Biden urges "fair deal" for striking Hollywood writers
Biden was joined by "American Born Chinese" star Ke Huy Quan during the event, which was tied to the administration's celebration of Asian American Native Hawaiian and Pacific Islander Heritage Month.
WASHINGTON: US President Joe Biden has reacted to the ongoing writers' strike in Hollywood. During the White House screening of the upcoming streaming series 'American Born Chinese', Biden called for fair deal for writers who are on strike, Variety reported.
"Nights like these are a reminder of the power of stories and the importance of treating storytellers with the dignity, respect and value they deserve," Biden stated. "I sincerely hope that the writers strike in Hollywood gets resolved -- and the writers are given the fair deal they deserve, as soon as possible. This is an iconic, meaningful American industry. We need the writers -- and all the workers -- and everyone involved to tell the stories of our nation. And the stories of all of us," he added.

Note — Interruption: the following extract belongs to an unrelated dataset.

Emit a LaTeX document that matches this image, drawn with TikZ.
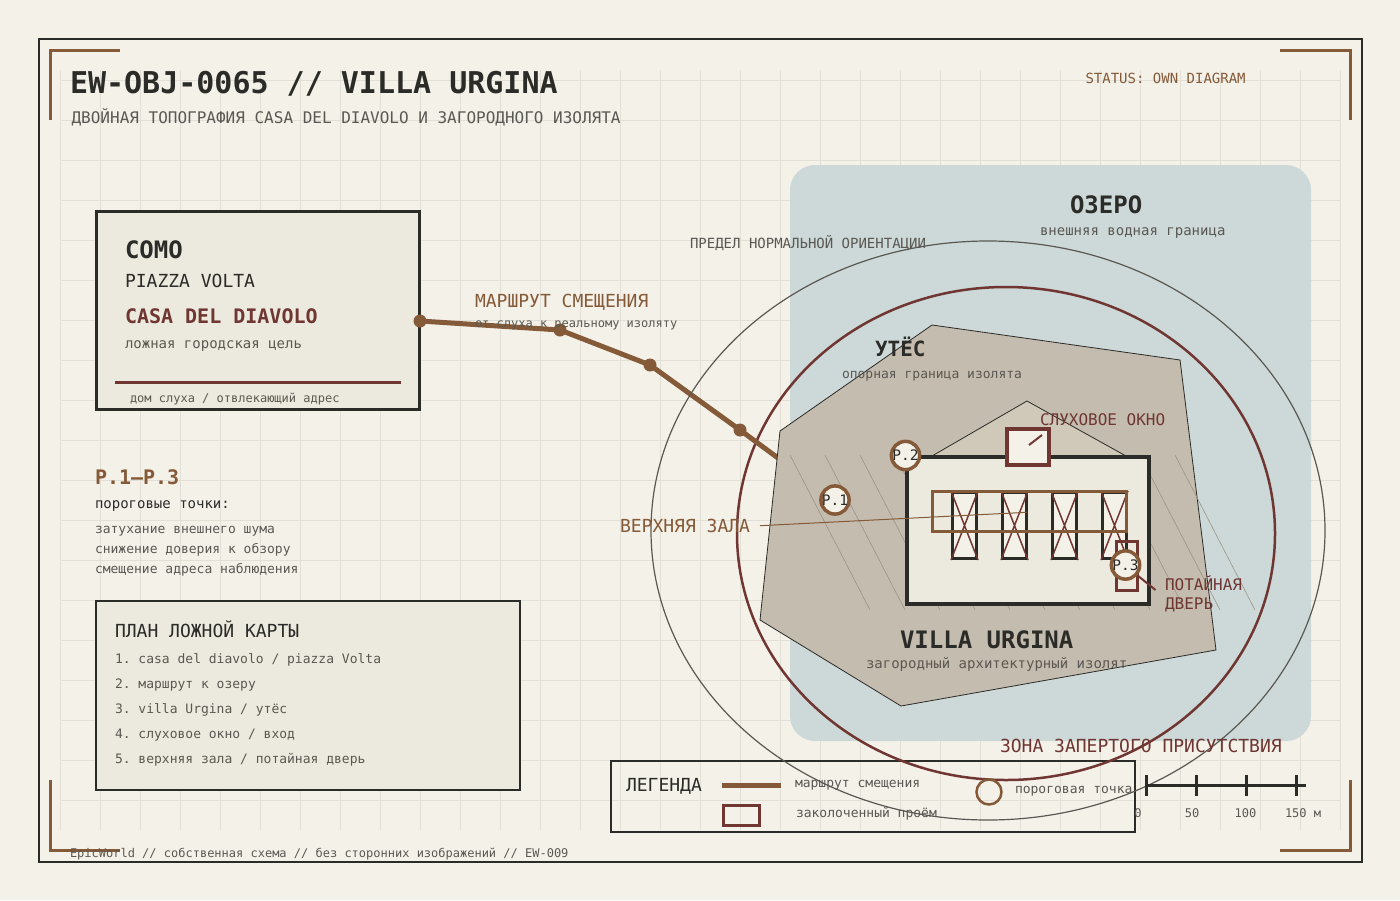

The Writers Guild of America, East shared video of the President's comments on Monday evening. Biden was joined by "American Born Chinese" star Ke Huy Quan during the event, which was tied to the administration's celebration of Asian American Native Hawaiian and Pacific Islander Heritage Month.
More than 11,000 members of the Writers Guild of America (WGA) began the strike last week, claiming they aren't paid fairly in the streaming era."Though we negotiated intent on making a fair deal ... the studios' responses to our proposals have been wholly insufficient, given the existential crisis writers are facing," said a statement from the union leadership. "They have closed the door on their labor force and opened the door to writing as an entirely freelance profession. No such deal could ever be contemplated by this membership."
The Alliance of Motion Pictures and Television Producers (AMPTP), which is negotiating on behalf of studio management, responded by saying it was willing to improve on its offer but was not willing to meet some of the union's demands."The primary sticking points are 'mandatory staffing,' and 'duration of employment' -- Guild proposals that would require a company to staff a show with a certain number of writers for a specified period of time, whether needed or not," said the statement from management's negotiating committee. "Member companies remain united in their desire to reach a deal that is mutually beneficial to writers and the health and longevity of the industry, and to avoid hardship to the thousands of employees who depend upon the industry for their livelihoods," it added.